Quoted by the State News Agency Antara, the former Governor of Bali and a member of the Regional Representative Council (DPD), Made Mangku Pastika, says that Bali’s younger generation must understand and embrace entrepreneurship to prevent growing unemployment on the Island.
“Through entrepreneurship, we will be able to create employment opportunities, at the very least for ourselves, to avoid becoming a burden on the families and local community,” said Pastika.
Pastika said entrepreneurship is a central issue in the future of Bali. This is particularly the case in Bali that does not have any natural resources such as minerals or oil. Because of this, Bali must depend on the quality of its labor force which Pastika feels is, in relative terms within the region, talented and intelligent.

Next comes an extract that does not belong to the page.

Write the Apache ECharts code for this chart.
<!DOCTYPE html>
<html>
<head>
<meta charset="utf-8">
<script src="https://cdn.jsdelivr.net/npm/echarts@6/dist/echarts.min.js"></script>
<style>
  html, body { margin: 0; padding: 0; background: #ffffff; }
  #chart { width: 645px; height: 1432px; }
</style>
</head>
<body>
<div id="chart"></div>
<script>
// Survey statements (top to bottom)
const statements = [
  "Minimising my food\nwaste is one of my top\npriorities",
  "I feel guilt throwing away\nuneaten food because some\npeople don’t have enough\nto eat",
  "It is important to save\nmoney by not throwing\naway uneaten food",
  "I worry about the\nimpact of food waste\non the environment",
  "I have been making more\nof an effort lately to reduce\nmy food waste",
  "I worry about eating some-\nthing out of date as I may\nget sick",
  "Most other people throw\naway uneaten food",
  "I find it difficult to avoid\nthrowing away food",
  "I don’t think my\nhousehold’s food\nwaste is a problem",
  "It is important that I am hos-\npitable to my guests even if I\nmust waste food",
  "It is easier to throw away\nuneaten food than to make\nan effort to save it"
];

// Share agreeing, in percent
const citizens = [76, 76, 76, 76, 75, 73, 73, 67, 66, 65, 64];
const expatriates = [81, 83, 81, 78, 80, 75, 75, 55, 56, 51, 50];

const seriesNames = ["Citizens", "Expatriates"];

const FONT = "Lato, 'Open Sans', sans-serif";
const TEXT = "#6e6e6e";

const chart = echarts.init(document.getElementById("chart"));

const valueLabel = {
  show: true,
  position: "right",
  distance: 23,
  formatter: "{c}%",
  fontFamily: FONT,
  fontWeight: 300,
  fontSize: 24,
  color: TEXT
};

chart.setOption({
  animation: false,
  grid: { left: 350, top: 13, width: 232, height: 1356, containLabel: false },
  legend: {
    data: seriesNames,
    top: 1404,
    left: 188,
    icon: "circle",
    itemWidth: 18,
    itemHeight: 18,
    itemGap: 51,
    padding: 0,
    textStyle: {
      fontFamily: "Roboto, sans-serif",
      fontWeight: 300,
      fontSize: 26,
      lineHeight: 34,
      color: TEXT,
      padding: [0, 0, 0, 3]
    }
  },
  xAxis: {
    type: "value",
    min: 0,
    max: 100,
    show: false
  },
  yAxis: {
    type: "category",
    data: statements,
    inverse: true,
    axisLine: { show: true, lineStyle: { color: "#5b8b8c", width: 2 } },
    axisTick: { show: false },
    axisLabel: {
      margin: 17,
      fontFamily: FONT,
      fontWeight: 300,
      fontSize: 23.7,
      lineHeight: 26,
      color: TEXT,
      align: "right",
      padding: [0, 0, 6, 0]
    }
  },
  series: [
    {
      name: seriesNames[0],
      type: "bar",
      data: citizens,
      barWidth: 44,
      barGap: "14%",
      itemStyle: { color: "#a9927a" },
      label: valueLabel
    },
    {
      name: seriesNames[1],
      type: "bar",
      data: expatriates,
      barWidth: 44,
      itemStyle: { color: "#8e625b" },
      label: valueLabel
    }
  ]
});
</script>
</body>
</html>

The former governor of Bali for two consecutive terms, called on Bali’s institutions of higher education to produce young people who have an entrepreneurial orientation. Adding: “Graduates won’t end up carrying their resumes door-to-door while adding to the list of the unemployed. These graduates should not only be workers but become people capable of creating employment opportunities,” said Pastika during a virtual online conference of creating an entrepreneurial mindset.
Pastika predicts that in the future, there will be very few who wish to pursue a higher education that they will come to view as a waste of time and money if they only face unemployment after graduation.
Pastika commented that the advanced state of information technology means that anyone can easily study and obtain information via the Internet.
Turning Obstacles into Opportunities
The senior member of the government who once served as the Governor of Bali and the Chief of the Bali Police predicts that the global pandemic will not end in only one or two years, making the role of entrepreneurs equipped to turn obstacles into opportunities increasingly important.
Before the COVID-19 pandemic, Bali recorded one of the lowest unemployment rates in Indonesia, at less than one or two percent. Two years into the pandemic crisis, the Balinese economy, heavily dependent on tourism, saw unemployment increase substantially to 5.63 percent in 2020.